Kenya’s level 2 and 3 facilities (dispensaries and health centres) are the backbone of primary care, yet clinicians often have limited time and tools to search and interpret national guidelines during a busy shift.
Guidelines exist for child health, maternal and newborn care, TB, HIV, malaria, and NCDs – but they are scattered across PDFs, booklets, and static websites.
The result is:
- Variation in care between facilities and providers.
- Overuse or misuse of antibiotics.
- Missed danger signs and delayed referrals.
Afya-Yangu AI aims to bridge this gap by making Kenyan guidelines “conversational” and available offline at the point of care.
2.Technical Architecture (High-Level)
Under the Hood
- Model: MedGemma SLM, fine-tuned on:
- Synthetic and real QA pairs from Kenyan guidelines.
- Common level 2 & 3 clinical scenarios.
2. Knowledge Base:
- Kenyan level 2 & 3 guidelines converted from PDF to text.
- Chunked and tagged by topic (e.g. child, maternal, HIV, TB, NCD).
- Embedded and stored in a FAISS index for efficient similarity search
3. RAG Pipeline:
- User query → FAISS retrieves top-k relevant chunks → combined into prompt → MedGemma generates answer.
- Deployment:
- Containerised (e.g. Docker) for on-prem or local server.
- Simple REST API for mobile / web front-ends.
4. Governance & Safety:
- Strict prompting: no advice outside Kenyan guidelines; defer or refer when out of scope.
- Logging of queries/answers (de-identified) for quality improvement and audit.
3. Impact & Roadmap
Expected Impact
- Improved guideline adherence at level 2 & 3.
- More appropriate antibiotic use.
- Better triage and referral decisions, especially for maternal and child health.

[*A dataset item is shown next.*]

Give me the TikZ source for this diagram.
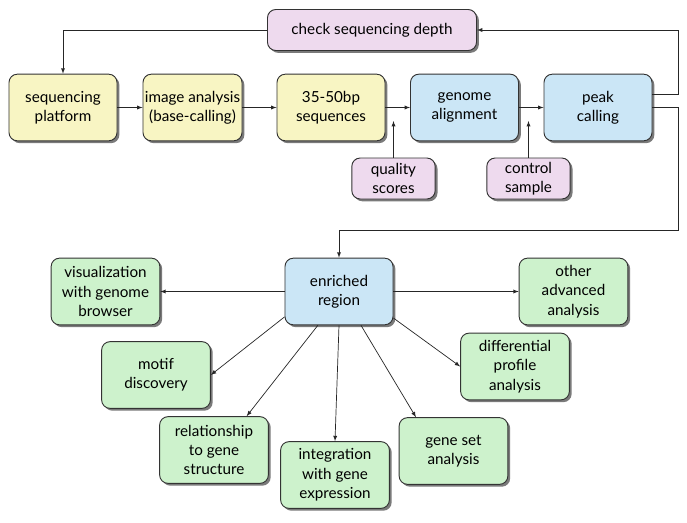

- Data to understand what clinicians struggle with (through anonymized query logs).
Roadmap bullets:
- Phase 1 – Prototype with a subset of guidelines (e.g. child health & maternal care).
- Phase 2 – Expand guidelines, optimise latency on low-power hardware.
- Phase 3 – Pilot in select facilities, collect usability & clinical outcome signals.
- Phase 4 – County-level scaling and integration with EMRs / DHIS2 data flows.